------ SUPPLIED RECORDS ------

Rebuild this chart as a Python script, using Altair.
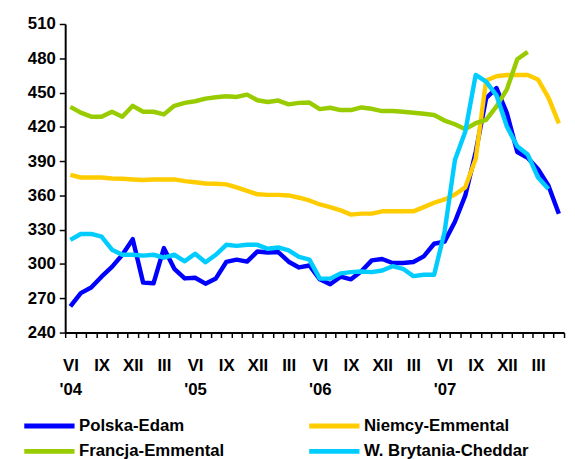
import json
import altair as alt
import pandas as pd

series_names = ["Polska-Edam", "Niemcy-Emmental", "Francja-Emmental", "W. Brytania-Cheddar"]
series_colors = ["#0000FF", "#FFCC00", "#99CC00", "#00CCFF"]
# legend fills column by column: left column Polska / Francja, right column Niemcy / W. Brytania
legend_order = ["Polska-Edam", "Francja-Emmental", "Niemcy-Emmental", "W. Brytania-Cheddar"]

# monthly values, VI 2004 .. V 2008 (48 months)
polska = [263, 274.5, 279.4, 288.9, 297.5, 308.1, 321.7, 283.7, 283.1, 313.9,
          295.8, 287.4, 288, 282.8, 287.4, 301.8, 303.8, 302.1, 311, 310.1,
          310.5, 302, 297, 298.7, 286.6, 282.3, 288.9, 286.6, 293.7, 303.2,
          304.4, 300.9, 300.9, 301.8, 306.7, 317.7, 319.6, 337, 360, 398,
          445, 454, 432, 398, 393, 383, 368.5, 344]
niemcy = [378, 375.7, 375.7, 375.7, 374.8, 374.6, 374, 373.5, 374, 374,
          374, 372.5, 371.5, 370.5, 370.3, 369.7, 367, 364, 361, 360.5,
          360.5, 360, 358, 355.6, 352.1, 349.8, 347, 343.2, 344.1, 344.1,
          346.1, 346.1, 346.1, 346.1, 349.8, 353.6, 356.5, 360.8, 367.1, 392,
          460.6, 464.3, 465.4, 465.4, 465.4, 461.4, 445.6, 423]
francja = [437.5, 432.4, 428.9, 428.9, 433.2, 428.9, 438.4, 433.2, 433.2, 430.9,
           438.4, 441, 442.4, 444.7, 445.9, 446.8, 446.2, 448.2, 443.3, 441.8,
           443, 439.7, 441, 441.3, 435.5, 436.7, 434.7, 434.7, 437, 435.8,
           433.8, 433.8, 433.2, 432.4, 431.5, 430.4, 425.5, 422.3, 418, 423.2,
           426.1, 438, 452.8, 479.2, 485.6]
brytania = [321.1, 326.3, 326.3, 324, 312.5, 308.1, 308.1, 307.3, 308.1, 305.5,
            308.1, 302.4, 309, 301.5, 308.1, 316.8, 315.9, 316.8, 316.8, 313.3,
            314.5, 312, 306.2, 303.8, 287.2, 287.2, 291.8, 292.9, 293.5, 292.9,
            294.3, 298.1, 295.8, 289.4, 290.6, 290.6, 328, 391, 416, 465.4,
            459.6, 447.6, 420.3, 403, 395.9, 375.7, 365.7]

roman_labels = ["VI", "IX", "XII", "III"]
year_labels = ["'04", "'05", "'06", "'07"]
n_months = 48

rows = []
for name, vals in zip(series_names, [polska, niemcy, francja, brytania]):
    for i, v in enumerate(vals):
        rows.append({"idx": i, "series": name, "value": v})
df = pd.DataFrame(rows)

label_expr = (
    "datum.value % 3 == 0 ? ["
    + json.dumps(roman_labels) + "[(datum.value / 3) % 4], "
    + "datum.value % 12 == 0 ? " + json.dumps(year_labels) + "[datum.value / 12] : ''"
    + "] : ''"
)

FONT = "Liberation Sans"

chart = alt.Chart(df).mark_line(strokeWidth=4.5, strokeJoin="round").encode(
    x=alt.X(
        "idx:O",
        sort=list(range(n_months)),
        scale=alt.Scale(type="band", domain=list(range(n_months)), paddingInner=0, paddingOuter=0),
        bandPosition=0.5,
        title=None,
        axis=alt.Axis(
            tickBand="extent",
            labelExpr=label_expr,
            labelAngle=0,
            labelOverlap=False,
            labelFont=FONT,
            labelFontSize=17,
            labelFontWeight="bold",
            labelColor="black",
            labelPadding=20,
            labelLineHeight=25,
            labelBaseline="top",
            tickSize=5,
            tickColor="black",
            tickWidth=1.5,
            domainColor="black",
            domainWidth=2,
            grid=False,
        ),
    ),
    y=alt.Y(
        "value:Q",
        scale=alt.Scale(domain=[240, 510], nice=False, zero=False),
        title=None,
        axis=alt.Axis(
            values=list(range(240, 511, 30)),
            labelFont=FONT,
            labelFontSize=17,
            labelFontWeight="bold",
            labelColor="black",
            labelPadding=4,
            tickSize=6,
            tickColor="black",
            tickWidth=1.5,
            domainColor="black",
            domainWidth=2,
            grid=False,
        ),
    ),
    color=alt.Color(
        "series:N",
        scale=alt.Scale(domain=legend_order, range=[series_colors[series_names.index(s)] for s in legend_order]),
        legend=alt.Legend(
            title=None,
            orient="none",
            legendX=-45,
            legendY=399,
            columns=2,
            columnPadding=75,
            rowPadding=5,
            symbolType="M-1,0H9.2",
            symbolSize=100,
            symbolStrokeWidth=5,
            labelFont=FONT,
            labelFontSize=17,
            labelFontWeight="bold",
            labelColor="black",
            labelOffset=42,
            labelLimit=400,
            padding=0,
        ),
    ),
    order=alt.Order("idx:Q"),
).properties(
    width=506,
    height=313,
    padding={"left": 58, "top": 13, "right": 3, "bottom": 125},
    autosize=alt.AutoSizeParams(type="none"),
).configure_view(stroke=None)

chart.save("out.html", embed_options={"renderer": "svg", "actions": False})
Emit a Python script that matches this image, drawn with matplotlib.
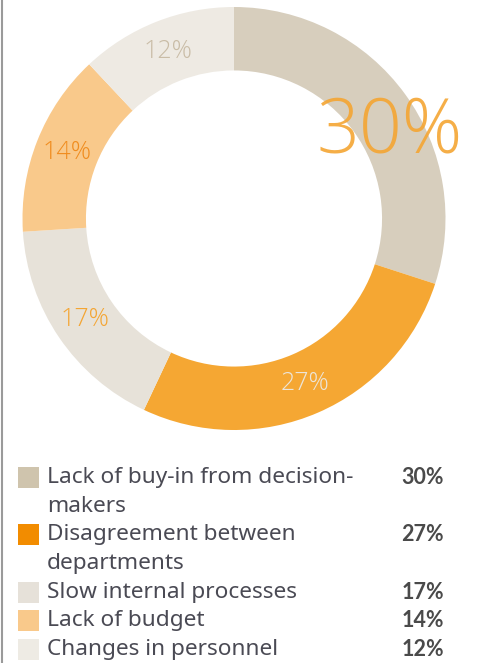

------

GOAL: Reproduce the records above from their first line to the line bearing "import pandas as pd", both ends included, leaving every picture out.

FULL RESPONSE:
Rebuild this chart as a Python script, using Altair.
import json
import altair as alt
import pandas as pd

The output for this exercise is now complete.